H. William DeJong, director of the Higher Education Center for Alcohol and Other Drug Prevention in Newton, Mass., is leading the charge for social norms research. Initial results from his study, funded with a $4 million grant from the Department of Education, showed that students do misperceive drinking among their peers. The study has found that students consume an average of 3.35 drinks when they party, but believe that their peers have 6.54 drinks.

The program has had particular success at UVA, where 18 students died in alcohol-related incidents between 1990 and 1998. Now, the administration posts signs telling students most of their peers who drink do so in moderation.

"Social norms takes less of a punitive approach," says James C. Turner, the director of UVA's student health department. "It gives healthy, normal messages."

This judgment-free approach to college drinking makes it difficult for administrators to maintain strong policies against underage drinking--policies which some experts feel are counterproductive.

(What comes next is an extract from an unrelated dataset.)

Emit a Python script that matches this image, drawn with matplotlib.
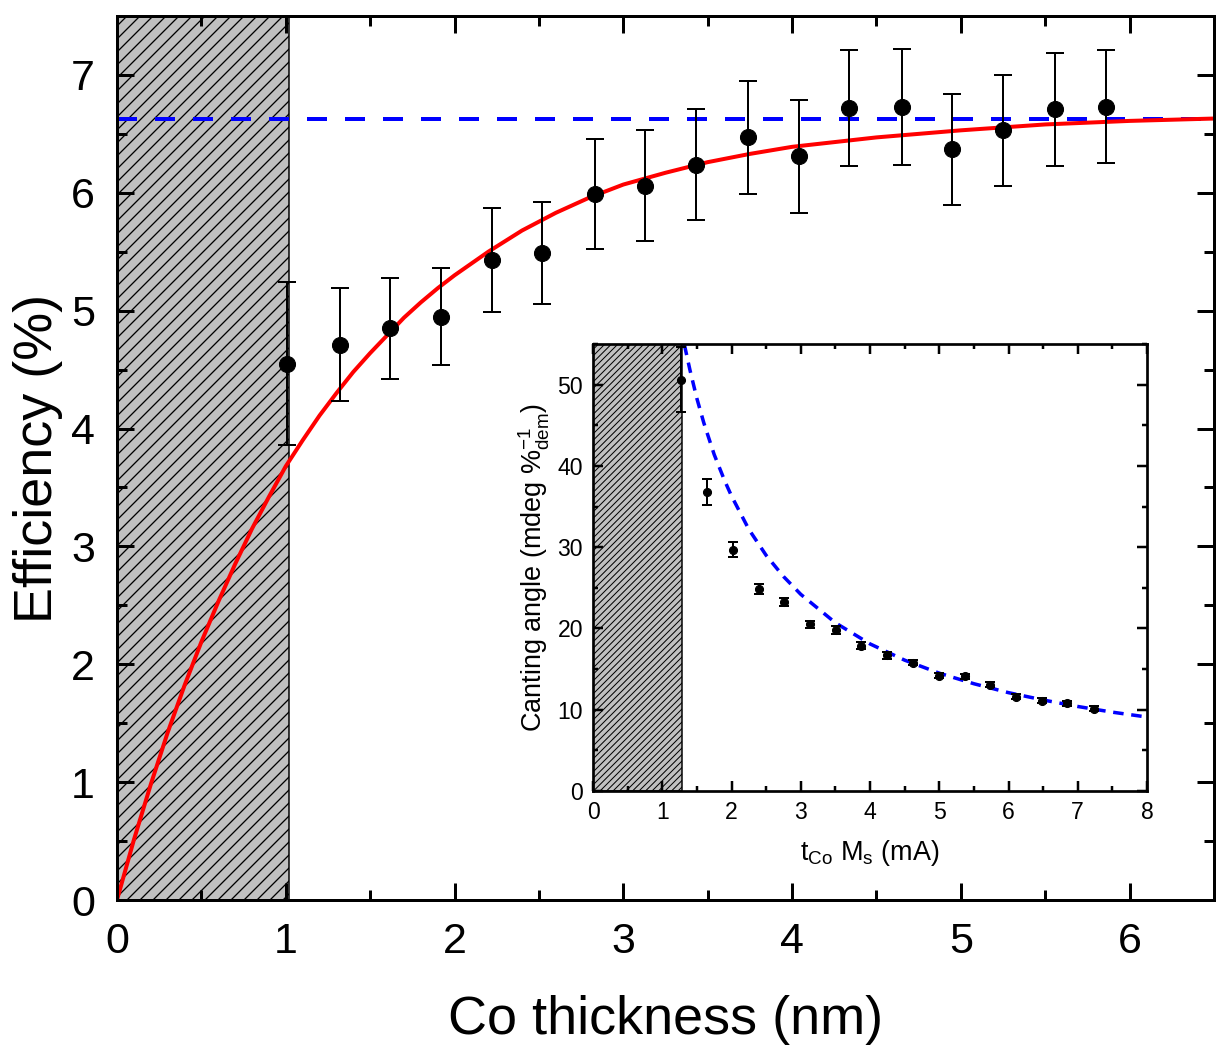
"""Spin-pumping efficiency vs Co thickness, with canting angle inset
"""

import matplotlib
matplotlib.use("Agg")
import matplotlib.pyplot as plt
from matplotlib.ticker import MultipleLocator

DPI = 78

# main panel: measured efficiency
co_thickness = [1.01, 1.32, 1.62, 1.92, 2.22, 2.52, 2.83, 3.13, 3.43,
                3.74, 4.04, 4.34, 4.65, 4.95, 5.25, 5.56, 5.86]
efficiency = [4.55, 4.71, 4.85, 4.95, 5.43, 5.49, 5.99, 6.06, 6.24,
              6.47, 6.31, 6.72, 6.73, 6.37, 6.53, 6.71, 6.73]
efficiency_err = [0.69, 0.48, 0.43, 0.41, 0.44, 0.43, 0.47, 0.47, 0.47,
                  0.48, 0.48, 0.49, 0.49, 0.47, 0.47, 0.48, 0.48]

# red fit curve
fit_x = [0, 0.1, 0.2, 0.3, 0.4, 0.5, 0.6, 0.7, 0.8, 0.9, 1.0, 1.1, 1.2,
         1.3, 1.4, 1.5, 1.6, 1.7, 1.8, 1.9, 2.0, 2.2, 2.4, 2.6, 2.8, 3.0,
         3.25, 3.5, 3.75, 4.0, 4.5, 5.0, 5.5, 6.0, 6.5]
fit_y = [0, 0.51, 0.98, 1.42, 1.82, 2.19, 2.53, 2.85, 3.15, 3.42, 3.68,
         3.90, 4.11, 4.30, 4.48, 4.64, 4.79, 4.94, 5.07, 5.19, 5.30, 5.50,
         5.68, 5.83, 5.96, 6.07, 6.17, 6.26, 6.33, 6.39, 6.47, 6.53, 6.58,
         6.61, 6.63]
saturation = 6.63
dead_layer = 1.02

# inset: canting angle
tms = [1.27, 1.65, 2.02, 2.39, 2.76, 3.13, 3.51, 3.87, 4.25, 4.62, 4.99,
       5.37, 5.74, 6.11, 6.48, 6.85, 7.23]
canting = [50.6, 36.8, 29.7, 24.9, 23.3, 20.5, 19.8, 17.9, 16.7, 15.8,
           14.2, 14.1, 13.1, 11.6, 11.1, 10.8, 10.1]
canting_err = [4.0, 1.6, 0.9, 0.6, 0.5, 0.45, 0.45, 0.4, 0.4, 0.35, 0.35,
               0.35, 0.35, 0.3, 0.3, 0.3, 0.3]

# blue dashed model curve in the inset
model_x = [1.32, 1.4, 1.5, 1.6, 1.75, 1.9, 2.0, 2.25, 2.5, 2.75, 3.0, 3.5,
           4.0, 4.5, 5.0, 5.5, 6.0, 6.5, 7.0, 7.5, 8.0]
model_y = [54.9, 51.8, 48.3, 45.3, 41.4, 38.2, 36.3, 32.2, 29.0, 26.4,
           24.2, 20.7, 18.1, 16.1, 14.5, 13.2, 12.1, 11.2, 10.4, 9.7, 9.1]
inset_dead = 1.28


def px(p):
    """pixels -> points"""
    return p * 72.0 / DPI


plt.rcParams['font.family'] = ['Liberation Sans', 'DejaVu Sans']
plt.rcParams['mathtext.fontset'] = 'custom'
plt.rcParams['mathtext.rm'] = 'Liberation Sans'
plt.rcParams['mathtext.it'] = 'Liberation Sans:italic'

fig = plt.figure(figsize=(1230 / DPI, 1053 / DPI), dpi=DPI)

# ---------------- main axes
ax = fig.add_axes([117 / 1230, 1 - 900 / 1053, 1097 / 1230, 884 / 1053])
with plt.rc_context({'hatch.linewidth': px(1.3)}):
    ax.axvspan(0, dead_layer, facecolor='#c0c0c0', edgecolor='black',
               hatch='//', linewidth=px(1.5), zorder=0)
ax.axhline(saturation, color='#0000ff', linewidth=px(4), dashes=(5, 4.5),
           zorder=2)
ax.plot(fit_x, fit_y, color='#ff0000', linewidth=px(4), zorder=2)
ax.errorbar(co_thickness, efficiency, yerr=efficiency_err, fmt='o',
            color='black', markersize=px(16), elinewidth=px(2),
            capsize=px(9), capthick=px(2), zorder=3)

ax.set_xlim(0, 6.5)
ax.set_ylim(0, 7.5)
ax.xaxis.set_major_locator(MultipleLocator(1))
ax.xaxis.set_minor_locator(MultipleLocator(0.5))
ax.yaxis.set_major_locator(MultipleLocator(1))
ax.yaxis.set_minor_locator(MultipleLocator(0.5))
ax.tick_params(which='both', direction='in', top=True, right=True,
               width=px(3))
ax.tick_params(which='major', length=px(17), labelsize=px(43), pad=px(22))
ax.tick_params(which='minor', length=px(10))
for s in ax.spines.values():
    s.set_linewidth(px(3))

ax.set_xlabel('Co thickness (nm)', fontsize=px(54))
ax.set_ylabel('Efficiency (%)', fontsize=px(54))
ax.xaxis.label.set_va('center')
ax.yaxis.label.set_va('center')
ax.xaxis.set_label_coords(0.5, (900 - 1020) / 884)
ax.yaxis.set_label_coords((38 - 117) / 1097, 0.5)

# ---------------- inset
ins = fig.add_axes([593 / 1230, 1 - 791 / 1053, 554 / 1230, 447 / 1053])
with plt.rc_context({'hatch.linewidth': px(1.0)}):
    ins.axvspan(0, inset_dead, facecolor='#c0c0c0', edgecolor='black',
                hatch='////', linewidth=px(1.5), zorder=0)
ins.plot(model_x, model_y, color='#0000ff', linewidth=px(3.5),
         dashes=(3, 2.2), zorder=2)
ins.errorbar(tms, canting, yerr=canting_err, fmt='o', color='black',
             markersize=px(8), elinewidth=px(2), capsize=px(5),
             capthick=px(2), zorder=3)

ins.set_xlim(0, 8)
ins.set_ylim(0, 55)
ins.xaxis.set_major_locator(MultipleLocator(1))
ins.xaxis.set_minor_locator(MultipleLocator(0.5))
ins.yaxis.set_major_locator(MultipleLocator(10))
ins.yaxis.set_minor_locator(MultipleLocator(5))
ins.tick_params(which='both', direction='in', top=True, right=True,
                width=px(2.5))
ins.tick_params(which='major', length=px(9.5), labelsize=px(23),
                pad=px(10))
ins.tick_params(which='minor', length=px(5))
for s in ins.spines.values():
    s.set_linewidth(px(2.7))

ins.set_xlabel(r'$\mathregular{t_{Co}\ M_s}$ (mA)', fontsize=px(27))
ins.set_ylabel(r'Canting angle (mdeg $\mathregular{\%^{-1}_{dem}}$)',
               fontsize=px(27))
ins.xaxis.label.set_va('center')
ins.yaxis.label.set_va('center')
ins.xaxis.set_label_coords(0.5, (791 - 853) / 447)
ins.yaxis.set_label_coords((534 - 593) / 554, 0.5)

fig.savefig('out.png', dpi=DPI)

Anthony Smulders, an expert on public health at Loyola Marymount University, says he sees the current drinking age as one of the causes of excessive drinking on college campuses.

"If students are not allowed to drink under the age of 21, how can they be expected to know how to drink responsibly when they do turn 21?" he asks.

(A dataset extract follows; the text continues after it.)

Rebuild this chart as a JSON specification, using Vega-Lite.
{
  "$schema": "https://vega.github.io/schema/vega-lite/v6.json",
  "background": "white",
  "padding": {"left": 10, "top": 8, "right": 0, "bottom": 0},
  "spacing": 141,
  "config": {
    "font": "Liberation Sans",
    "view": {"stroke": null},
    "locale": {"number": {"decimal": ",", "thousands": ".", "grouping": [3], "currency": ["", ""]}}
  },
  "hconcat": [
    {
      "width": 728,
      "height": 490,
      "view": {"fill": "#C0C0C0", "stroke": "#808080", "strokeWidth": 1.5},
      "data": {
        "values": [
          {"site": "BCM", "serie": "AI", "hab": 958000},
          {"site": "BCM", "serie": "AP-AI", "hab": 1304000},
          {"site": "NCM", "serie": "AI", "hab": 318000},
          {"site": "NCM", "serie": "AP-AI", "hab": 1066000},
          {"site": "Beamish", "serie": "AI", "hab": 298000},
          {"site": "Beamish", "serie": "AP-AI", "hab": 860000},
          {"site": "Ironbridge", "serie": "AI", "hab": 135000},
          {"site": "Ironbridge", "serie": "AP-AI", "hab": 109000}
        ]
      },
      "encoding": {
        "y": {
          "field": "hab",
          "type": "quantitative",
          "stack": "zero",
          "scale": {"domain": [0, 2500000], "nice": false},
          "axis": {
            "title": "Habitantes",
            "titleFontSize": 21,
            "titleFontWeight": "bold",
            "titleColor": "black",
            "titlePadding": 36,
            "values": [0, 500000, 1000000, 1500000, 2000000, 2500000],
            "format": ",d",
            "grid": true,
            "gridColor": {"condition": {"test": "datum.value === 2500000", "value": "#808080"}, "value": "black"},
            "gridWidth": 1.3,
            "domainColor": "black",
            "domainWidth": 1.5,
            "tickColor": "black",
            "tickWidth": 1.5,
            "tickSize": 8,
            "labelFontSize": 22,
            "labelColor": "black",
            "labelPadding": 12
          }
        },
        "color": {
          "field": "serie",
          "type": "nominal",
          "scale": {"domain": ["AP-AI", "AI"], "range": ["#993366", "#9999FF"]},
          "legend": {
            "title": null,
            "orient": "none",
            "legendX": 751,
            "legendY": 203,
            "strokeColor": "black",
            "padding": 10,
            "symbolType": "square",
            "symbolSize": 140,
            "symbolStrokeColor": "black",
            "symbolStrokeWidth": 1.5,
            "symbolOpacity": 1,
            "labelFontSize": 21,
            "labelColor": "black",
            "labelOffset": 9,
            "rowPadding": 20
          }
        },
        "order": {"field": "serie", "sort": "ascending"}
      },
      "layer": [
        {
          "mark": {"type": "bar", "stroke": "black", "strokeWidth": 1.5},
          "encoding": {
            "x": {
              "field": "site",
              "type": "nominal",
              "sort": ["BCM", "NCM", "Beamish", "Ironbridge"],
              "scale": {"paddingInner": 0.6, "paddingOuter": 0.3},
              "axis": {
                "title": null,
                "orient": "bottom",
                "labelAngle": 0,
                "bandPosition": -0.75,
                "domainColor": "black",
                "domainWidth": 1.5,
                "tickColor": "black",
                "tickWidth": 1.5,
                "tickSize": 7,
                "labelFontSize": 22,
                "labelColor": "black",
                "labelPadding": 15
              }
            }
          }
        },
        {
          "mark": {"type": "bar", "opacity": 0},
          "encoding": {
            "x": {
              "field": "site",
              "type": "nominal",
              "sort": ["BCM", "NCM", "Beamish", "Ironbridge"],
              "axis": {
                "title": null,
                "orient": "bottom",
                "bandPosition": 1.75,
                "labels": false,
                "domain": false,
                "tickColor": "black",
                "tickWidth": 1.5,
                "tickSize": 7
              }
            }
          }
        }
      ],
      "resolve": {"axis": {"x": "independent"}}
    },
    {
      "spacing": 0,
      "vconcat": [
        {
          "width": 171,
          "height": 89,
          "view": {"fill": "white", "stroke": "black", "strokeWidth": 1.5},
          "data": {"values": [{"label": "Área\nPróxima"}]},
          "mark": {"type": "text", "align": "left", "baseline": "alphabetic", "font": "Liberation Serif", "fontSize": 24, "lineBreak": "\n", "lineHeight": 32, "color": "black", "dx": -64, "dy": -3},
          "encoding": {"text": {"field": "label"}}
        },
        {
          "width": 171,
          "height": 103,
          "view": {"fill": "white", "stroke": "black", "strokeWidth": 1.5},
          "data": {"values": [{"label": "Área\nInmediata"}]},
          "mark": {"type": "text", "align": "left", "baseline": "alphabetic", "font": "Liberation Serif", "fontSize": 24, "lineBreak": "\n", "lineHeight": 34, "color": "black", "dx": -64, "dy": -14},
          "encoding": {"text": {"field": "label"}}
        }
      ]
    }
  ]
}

Saying No To "Madison Avenue"

Wechsler rejects the theories behind social norms initiatives.

He says not enough data exists to support the claim that promoting moderate drinking will solve the problem--he calls it the "Madison Avenue" approach--all style, little substance.

"There's a large problem, and to say there isn't is wrong," he says. "It lets colleges off the hook."

Despite its success at other schools, Dean of the College Harry R. Lewis '68 says Harvard has not explored social norms initiatives and has no plans to do so in the future.

"Things that might work in one place might not work in another," he says. "We haven't had any real discussions."